▸ Task brief: Everything from the first line down to the line containing "(114,415) rectangle (577,689);" is to be retyped exactly, both ends included, with pictures left out.
◆ ◆ ◆ ◆
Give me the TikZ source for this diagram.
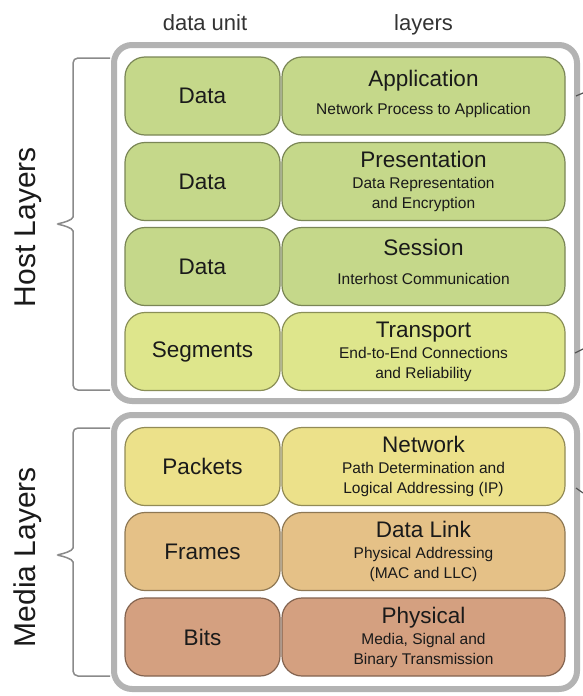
\documentclass[tikz,border=0pt]{standalone}
\usepackage{fontspec}
\setmainfont{Liberation Sans}
\usetikzlibrary{calc}
\begin{document}
\begin{tikzpicture}[x=1pt,y=-1pt,
  outerbox/.style={draw=outergray,line width=6pt,rounded corners=18pt,fill=white},
  unitbox/.style={draw=#1!62!black,fill=#1,line width=1.2pt,rounded corners=20pt,minimum width=155pt,minimum height=78pt,inner sep=0pt,font=\fontsize{22.5}{26}\selectfont,text=txt},
  layerbox/.style={draw=#1!62!black,fill=#1,line width=1.2pt,rounded corners=20pt,minimum width=283pt,minimum height=78pt,inner sep=0pt},
  ttl/.style={anchor=base,inner sep=0pt,font=\fontsize{22.5}{26}\selectfont,text=txt},
  sub/.style={anchor=base,inner sep=0pt,font=\fontsize{15.5}{18}\selectfont,text=txt},
  hdr/.style={anchor=base,inner sep=0pt,font=\fontsize{22}{26}\selectfont,text=hdrgray},
  side/.style={inner sep=0pt,rotate=90,font=\fontsize{30}{34}\selectfont,text=txt},
  bracestyle/.style={draw=bracegray,line width=1.5pt},
  stub/.style={draw=stubgray,line width=1.2pt}
]
\definecolor{outergray}{HTML}{B3B3B3}
\definecolor{bracegray}{HTML}{8A8A8A}
\definecolor{stubgray}{HTML}{555555}
\definecolor{txt}{HTML}{1A1A1A}
\definecolor{hdrgray}{HTML}{333333}
\definecolor{cgreen}{HTML}{C5D88A}
\definecolor{cyg}{HTML}{DEE68C}
\definecolor{cyel}{HTML}{ECE18A}
\definecolor{corg}{HTML}{E5C187}
\definecolor{cbrn}{HTML}{D4A080}
\useasboundingbox (0,0) rectangle (582,696);
\fill[white] (0,0) rectangle (582,696);

% headers
\node[hdr] (h1) at (205,30) {data unit};
\node[hdr] (h2) at (423.5,30) {layers};

% outer boxes
\draw[outerbox] (114,45) rectangle (577,401);
\draw[outerbox] (114,415) rectangle (577,689);

% host rows
\node[unitbox=cgreen] (u1) at (202.5,96) {Data};
\node[layerbox=cgreen] (l1) at (423.5,96) {};
\node[ttl] (t1) at ($(l1.north)+(0,30)$) {Application};
\node[sub] (s1) at ($(l1.north)+(0,58)$) {Network Process to Application};

\node[unitbox=cgreen] (u2) at (202.5,181.5) {Data};
\node[layerbox=cgreen] (l2) at (423.5,181.5) {};
\node[ttl] (t2) at ($(l2.north)+(0,26)$) {Presentation};
\node[sub] (s2a) at ($(l2.north)+(0,47)$) {Data Representation};
\node[sub] (s2b) at ($(l2.north)+(0,67)$) {and Encryption};

\node[unitbox=cgreen] (u3) at (202.5,266.5) {Data};
\node[layerbox=cgreen] (l3) at (423.5,266.5) {};
\node[ttl] (t3) at ($(l3.north)+(0,29)$) {Session};
\node[sub] (s3) at ($(l3.north)+(0,58)$) {Interhost Communication};

\node[unitbox=cyg] (u4) at (202.5,351.5) {Segments};
\node[layerbox=cyg] (l4) at (423.5,351.5) {};
\node[ttl] (t4) at ($(l4.north)+(0,26)$) {Transport};
\node[sub] (s4a) at ($(l4.north)+(0,47)$) {End-to-End Connections};
\node[sub] (s4b) at ($(l4.north)+(0,67)$) {and Reliability};

% media rows
\node[unitbox=cyel] (u5) at (202.5,466.5) {Packets};
\node[layerbox=cyel] (l5) at (423.5,466.5) {};
\node[ttl] (t5) at ($(l5.north)+(0,26)$) {Network};
\node[sub] (s5a) at ($(l5.north)+(0,47)$) {Path Determination and};
\node[sub] (s5b) at ($(l5.north)+(0,67)$) {Logical Addressing (IP)};

\node[unitbox=corg] (u6) at (202.5,551.5) {Frames};
\node[layerbox=corg] (l6) at (423.5,551.5) {};
\node[ttl] (t6) at ($(l6.north)+(0,26)$) {Data Link};
\node[sub] (s6a) at ($(l6.north)+(0,47)$) {Physical Addressing};
\node[sub] (s6b) at ($(l6.north)+(0,67)$) {(MAC and LLC)};

\node[unitbox=cbrn] (u7) at (202.5,637) {Bits};
\node[layerbox=cbrn] (l7) at (423.5,637) {};
\node[ttl] (t7) at ($(l7.north)+(0,26)$) {Physical};
\node[sub] (s7a) at ($(l7.north)+(0,47)$) {Media, Signal and};
\node[sub] (s7b) at ($(l7.north)+(0,67)$) {Binary Transmission};

% braces
\draw[bracestyle,rounded corners=5pt] (110,58) -- (73,58) -- (73,212)
  .. controls (73,220) and (62,223) .. (55,224)
  .. controls (62,225) and (73,228) .. (73,236) -- (73,390) -- (110,390);
\draw[bracestyle,rounded corners=5pt] (110,428) -- (73,428) -- (73,543)
  .. controls (73,551) and (62,554) .. (55,555)
  .. controls (62,556) and (73,559) .. (73,567) -- (73,676) -- (110,676);

% side labels
\node[side] (hl) at (28,227) {Host Layers};
\node[side] (ml) at (28,557) {Media Layers};

% partial arrows at right edge
\draw[stub] (583,93) -- (576,96);
\draw[stub] (583,349) -- (575,353);
\draw[stub] (576,488) -- (583,493);
\end{tikzpicture}
\end{document}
◆ ◆ ◆ ◆
▸ Response to the exercise:
Give me the TikZ source for this diagram.
\documentclass[tikz,border=0pt]{standalone}
\usepackage{fontspec}
\setmainfont{Liberation Sans}
\usetikzlibrary{calc}
\begin{document}
\begin{tikzpicture}[x=1pt,y=-1pt,
  outerbox/.style={draw=outergray,line width=6pt,rounded corners=18pt,fill=white},
  unitbox/.style={draw=#1!62!black,fill=#1,line width=1.2pt,rounded corners=20pt,minimum width=155pt,minimum height=78pt,inner sep=0pt,font=\fontsize{22.5}{26}\selectfont,text=txt},
  layerbox/.style={draw=#1!62!black,fill=#1,line width=1.2pt,rounded corners=20pt,minimum width=283pt,minimum height=78pt,inner sep=0pt},
  ttl/.style={anchor=base,inner sep=0pt,font=\fontsize{22.5}{26}\selectfont,text=txt},
  sub/.style={anchor=base,inner sep=0pt,font=\fontsize{15.5}{18}\selectfont,text=txt},
  hdr/.style={anchor=base,inner sep=0pt,font=\fontsize{22}{26}\selectfont,text=hdrgray},
  side/.style={inner sep=0pt,rotate=90,font=\fontsize{30}{34}\selectfont,text=txt},
  bracestyle/.style={draw=bracegray,line width=1.5pt},
  stub/.style={draw=stubgray,line width=1.2pt}
]
\definecolor{outergray}{HTML}{B3B3B3}
\definecolor{bracegray}{HTML}{8A8A8A}
\definecolor{stubgray}{HTML}{555555}
\definecolor{txt}{HTML}{1A1A1A}
\definecolor{hdrgray}{HTML}{333333}
\definecolor{cgreen}{HTML}{C5D88A}
\definecolor{cyg}{HTML}{DEE68C}
\definecolor{cyel}{HTML}{ECE18A}
\definecolor{corg}{HTML}{E5C187}
\definecolor{cbrn}{HTML}{D4A080}
\useasboundingbox (0,0) rectangle (582,696);
\fill[white] (0,0) rectangle (582,696);

% headers
\node[hdr] (h1) at (205,30) {data unit};
\node[hdr] (h2) at (423.5,30) {layers};

% outer boxes
\draw[outerbox] (114,45) rectangle (577,401);
\draw[outerbox] (114,415) rectangle (577,689);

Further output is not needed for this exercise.